## [TASK INSTRUCTIONS]
Each line of the material must be returned exactly.

>> Begin

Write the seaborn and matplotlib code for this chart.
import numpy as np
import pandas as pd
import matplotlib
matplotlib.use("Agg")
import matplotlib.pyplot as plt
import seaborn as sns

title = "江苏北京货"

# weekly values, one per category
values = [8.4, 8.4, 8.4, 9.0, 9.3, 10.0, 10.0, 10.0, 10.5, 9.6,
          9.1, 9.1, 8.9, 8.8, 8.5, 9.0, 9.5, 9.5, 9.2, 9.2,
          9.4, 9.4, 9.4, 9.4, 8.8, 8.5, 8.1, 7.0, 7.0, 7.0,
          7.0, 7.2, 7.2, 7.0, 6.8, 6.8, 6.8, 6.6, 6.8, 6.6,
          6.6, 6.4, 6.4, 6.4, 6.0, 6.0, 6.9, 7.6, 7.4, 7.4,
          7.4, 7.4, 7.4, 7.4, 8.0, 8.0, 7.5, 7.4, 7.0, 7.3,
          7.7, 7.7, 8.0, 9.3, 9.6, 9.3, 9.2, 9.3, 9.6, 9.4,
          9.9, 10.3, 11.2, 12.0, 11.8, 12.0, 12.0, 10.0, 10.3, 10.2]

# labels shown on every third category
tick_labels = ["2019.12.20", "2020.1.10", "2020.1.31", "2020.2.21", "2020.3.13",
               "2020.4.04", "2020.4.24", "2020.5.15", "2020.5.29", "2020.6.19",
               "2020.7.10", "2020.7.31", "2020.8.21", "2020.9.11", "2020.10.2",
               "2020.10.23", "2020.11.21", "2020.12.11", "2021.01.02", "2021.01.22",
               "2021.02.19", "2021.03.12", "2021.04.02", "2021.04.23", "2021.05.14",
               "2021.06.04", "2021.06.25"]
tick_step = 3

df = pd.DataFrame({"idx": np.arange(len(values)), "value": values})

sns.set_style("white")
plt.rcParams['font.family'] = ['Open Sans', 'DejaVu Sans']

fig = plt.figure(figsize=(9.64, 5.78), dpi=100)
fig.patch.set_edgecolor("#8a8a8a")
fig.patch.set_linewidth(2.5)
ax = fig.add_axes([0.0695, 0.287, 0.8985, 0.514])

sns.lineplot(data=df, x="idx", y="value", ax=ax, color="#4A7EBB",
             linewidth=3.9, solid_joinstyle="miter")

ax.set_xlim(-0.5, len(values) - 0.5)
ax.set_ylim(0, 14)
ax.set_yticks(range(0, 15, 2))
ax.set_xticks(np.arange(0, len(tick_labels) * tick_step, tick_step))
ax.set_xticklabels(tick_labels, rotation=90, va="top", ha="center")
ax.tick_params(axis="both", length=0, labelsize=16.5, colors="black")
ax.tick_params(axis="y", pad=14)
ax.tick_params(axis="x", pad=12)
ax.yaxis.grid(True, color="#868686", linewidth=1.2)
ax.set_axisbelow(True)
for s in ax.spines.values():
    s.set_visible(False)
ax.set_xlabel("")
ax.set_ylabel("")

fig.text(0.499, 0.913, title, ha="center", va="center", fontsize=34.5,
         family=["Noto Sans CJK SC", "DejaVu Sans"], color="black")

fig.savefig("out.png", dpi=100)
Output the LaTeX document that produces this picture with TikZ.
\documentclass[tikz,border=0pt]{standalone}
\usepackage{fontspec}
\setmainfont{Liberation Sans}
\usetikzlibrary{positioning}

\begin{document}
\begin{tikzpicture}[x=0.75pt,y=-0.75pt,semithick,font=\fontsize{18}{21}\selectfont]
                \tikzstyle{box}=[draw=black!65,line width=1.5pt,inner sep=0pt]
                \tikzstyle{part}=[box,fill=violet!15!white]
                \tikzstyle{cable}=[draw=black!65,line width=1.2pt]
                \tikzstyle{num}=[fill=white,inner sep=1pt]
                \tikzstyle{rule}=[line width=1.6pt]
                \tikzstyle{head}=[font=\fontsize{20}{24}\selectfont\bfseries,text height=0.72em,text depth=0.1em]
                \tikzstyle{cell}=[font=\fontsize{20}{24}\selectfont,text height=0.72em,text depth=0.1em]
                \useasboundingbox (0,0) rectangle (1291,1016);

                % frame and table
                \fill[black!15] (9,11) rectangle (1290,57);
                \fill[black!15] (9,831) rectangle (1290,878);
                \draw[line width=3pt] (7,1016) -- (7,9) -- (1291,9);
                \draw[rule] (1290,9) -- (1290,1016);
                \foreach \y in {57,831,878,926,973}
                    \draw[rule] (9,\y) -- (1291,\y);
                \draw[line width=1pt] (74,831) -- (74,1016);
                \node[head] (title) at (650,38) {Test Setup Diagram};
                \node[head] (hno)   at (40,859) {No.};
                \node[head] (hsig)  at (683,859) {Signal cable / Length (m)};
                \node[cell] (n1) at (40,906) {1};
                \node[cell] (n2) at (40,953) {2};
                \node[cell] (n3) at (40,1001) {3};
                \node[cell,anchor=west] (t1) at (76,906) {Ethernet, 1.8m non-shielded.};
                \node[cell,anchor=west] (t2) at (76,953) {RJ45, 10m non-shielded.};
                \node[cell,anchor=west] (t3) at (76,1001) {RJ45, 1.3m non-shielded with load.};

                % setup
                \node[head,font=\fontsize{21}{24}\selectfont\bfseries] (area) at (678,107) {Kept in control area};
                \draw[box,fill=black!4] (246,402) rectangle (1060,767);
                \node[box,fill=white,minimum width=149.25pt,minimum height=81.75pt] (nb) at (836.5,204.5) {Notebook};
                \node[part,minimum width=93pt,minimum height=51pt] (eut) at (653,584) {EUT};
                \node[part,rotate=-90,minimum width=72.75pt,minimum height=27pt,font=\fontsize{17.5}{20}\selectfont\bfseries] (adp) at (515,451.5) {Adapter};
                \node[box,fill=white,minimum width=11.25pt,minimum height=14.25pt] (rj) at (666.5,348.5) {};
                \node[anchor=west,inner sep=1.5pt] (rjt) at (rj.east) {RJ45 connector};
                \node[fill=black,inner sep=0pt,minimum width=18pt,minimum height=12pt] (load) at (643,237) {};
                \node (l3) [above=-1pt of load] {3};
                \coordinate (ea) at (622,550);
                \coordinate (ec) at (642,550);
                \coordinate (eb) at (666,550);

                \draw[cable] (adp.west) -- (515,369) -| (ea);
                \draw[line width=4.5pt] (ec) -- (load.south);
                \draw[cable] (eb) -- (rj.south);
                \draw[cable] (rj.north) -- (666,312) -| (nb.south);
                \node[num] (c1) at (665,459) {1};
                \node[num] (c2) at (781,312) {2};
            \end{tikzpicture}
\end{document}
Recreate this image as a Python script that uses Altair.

>> End

## [SOLUTION TO THE PROBLEM]
Write the seaborn and matplotlib code for this chart.
import numpy as np
import pandas as pd
import matplotlib
matplotlib.use("Agg")
import matplotlib.pyplot as plt
import seaborn as sns

title = "江苏北京货"

# weekly values, one per category
values = [8.4, 8.4, 8.4, 9.0, 9.3, 10.0, 10.0, 10.0, 10.5, 9.6,
          9.1, 9.1, 8.9, 8.8, 8.5, 9.0, 9.5, 9.5, 9.2, 9.2,
          9.4, 9.4, 9.4, 9.4, 8.8, 8.5, 8.1, 7.0, 7.0, 7.0,
          7.0, 7.2, 7.2, 7.0, 6.8, 6.8, 6.8, 6.6, 6.8, 6.6,
          6.6, 6.4, 6.4, 6.4, 6.0, 6.0, 6.9, 7.6, 7.4, 7.4,
          7.4, 7.4, 7.4, 7.4, 8.0, 8.0, 7.5, 7.4, 7.0, 7.3,
          7.7, 7.7, 8.0, 9.3, 9.6, 9.3, 9.2, 9.3, 9.6, 9.4,
          9.9, 10.3, 11.2, 12.0, 11.8, 12.0, 12.0, 10.0, 10.3, 10.2]

# labels shown on every third category
tick_labels = ["2019.12.20", "2020.1.10", "2020.1.31", "2020.2.21", "2020.3.13",
               "2020.4.04", "2020.4.24", "2020.5.15", "2020.5.29", "2020.6.19",
               "2020.7.10", "2020.7.31", "2020.8.21", "2020.9.11", "2020.10.2",
               "2020.10.23", "2020.11.21", "2020.12.11", "2021.01.02", "2021.01.22",
               "2021.02.19", "2021.03.12", "2021.04.02", "2021.04.23", "2021.05.14",
               "2021.06.04", "2021.06.25"]
tick_step = 3

df = pd.DataFrame({"idx": np.arange(len(values)), "value": values})

sns.set_style("white")
plt.rcParams['font.family'] = ['Open Sans', 'DejaVu Sans']

fig = plt.figure(figsize=(9.64, 5.78), dpi=100)
fig.patch.set_edgecolor("#8a8a8a")
fig.patch.set_linewidth(2.5)
ax = fig.add_axes([0.0695, 0.287, 0.8985, 0.514])

sns.lineplot(data=df, x="idx", y="value", ax=ax, color="#4A7EBB",
             linewidth=3.9, solid_joinstyle="miter")

ax.set_xlim(-0.5, len(values) - 0.5)
ax.set_ylim(0, 14)
ax.set_yticks(range(0, 15, 2))
ax.set_xticks(np.arange(0, len(tick_labels) * tick_step, tick_step))
ax.set_xticklabels(tick_labels, rotation=90, va="top", ha="center")
ax.tick_params(axis="both", length=0, labelsize=16.5, colors="black")
ax.tick_params(axis="y", pad=14)
ax.tick_params(axis="x", pad=12)
ax.yaxis.grid(True, color="#868686", linewidth=1.2)
ax.set_axisbelow(True)
for s in ax.spines.values():
    s.set_visible(False)
ax.set_xlabel("")
ax.set_ylabel("")

fig.text(0.499, 0.913, title, ha="center", va="center", fontsize=34.5,
         family=["Noto Sans CJK SC", "DejaVu Sans"], color="black")

fig.savefig("out.png", dpi=100)
Output the LaTeX document that produces this picture with TikZ.
\documentclass[tikz,border=0pt]{standalone}
\usepackage{fontspec}
\setmainfont{Liberation Sans}
\usetikzlibrary{positioning}

\begin{document}
\begin{tikzpicture}[x=0.75pt,y=-0.75pt,semithick,font=\fontsize{18}{21}\selectfont]
                \tikzstyle{box}=[draw=black!65,line width=1.5pt,inner sep=0pt]
                \tikzstyle{part}=[box,fill=violet!15!white]
                \tikzstyle{cable}=[draw=black!65,line width=1.2pt]
                \tikzstyle{num}=[fill=white,inner sep=1pt]
                \tikzstyle{rule}=[line width=1.6pt]
                \tikzstyle{head}=[font=\fontsize{20}{24}\selectfont\bfseries,text height=0.72em,text depth=0.1em]
                \tikzstyle{cell}=[font=\fontsize{20}{24}\selectfont,text height=0.72em,text depth=0.1em]
                \useasboundingbox (0,0) rectangle (1291,1016);

                % frame and table
                \fill[black!15] (9,11) rectangle (1290,57);
                \fill[black!15] (9,831) rectangle (1290,878);
                \draw[line width=3pt] (7,1016) -- (7,9) -- (1291,9);
                \draw[rule] (1290,9) -- (1290,1016);
                \foreach \y in {57,831,878,926,973}
                    \draw[rule] (9,\y) -- (1291,\y);
                \draw[line width=1pt] (74,831) -- (74,1016);
                \node[head] (title) at (650,38) {Test Setup Diagram};
                \node[head] (hno)   at (40,859) {No.};
                \node[head] (hsig)  at (683,859) {Signal cable / Length (m)};
                \node[cell] (n1) at (40,906) {1};
                \node[cell] (n2) at (40,953) {2};
                \node[cell] (n3) at (40,1001) {3};
                \node[cell,anchor=west] (t1) at (76,906) {Ethernet, 1.8m non-shielded.};
                \node[cell,anchor=west] (t2) at (76,953) {RJ45, 10m non-shielded.};
                \node[cell,anchor=west] (t3) at (76,1001) {RJ45, 1.3m non-shielded with load.};

                % setup
                \node[head,font=\fontsize{21}{24}\selectfont\bfseries] (area) at (678,107) {Kept in control area};
                \draw[box,fill=black!4] (246,402) rectangle (1060,767);
                \node[box,fill=white,minimum width=149.25pt,minimum height=81.75pt] (nb) at (836.5,204.5) {Notebook};
                \node[part,minimum width=93pt,minimum height=51pt] (eut) at (653,584) {EUT};
                \node[part,rotate=-90,minimum width=72.75pt,minimum height=27pt,font=\fontsize{17.5}{20}\selectfont\bfseries] (adp) at (515,451.5) {Adapter};
                \node[box,fill=white,minimum width=11.25pt,minimum height=14.25pt] (rj) at (666.5,348.5) {};
                \node[anchor=west,inner sep=1.5pt] (rjt) at (rj.east) {RJ45 connector};
                \node[fill=black,inner sep=0pt,minimum width=18pt,minimum height=12pt] (load) at (643,237) {};
                \node (l3) [above=-1pt of load] {3};
                \coordinate (ea) at (622,550);
                \coordinate (ec) at (642,550);
                \coordinate (eb) at (666,550);

                \draw[cable] (adp.west) -- (515,369) -| (ea);
                \draw[line width=4.5pt] (ec) -- (load.south);
                \draw[cable] (eb) -- (rj.south);
                \draw[cable] (rj.north) -- (666,312) -| (nb.south);
                \node[num] (c1) at (665,459) {1};
                \node[num] (c2) at (781,312) {2};
            \end{tikzpicture}
\end{document}
Recreate this image as a Python script that uses Altair.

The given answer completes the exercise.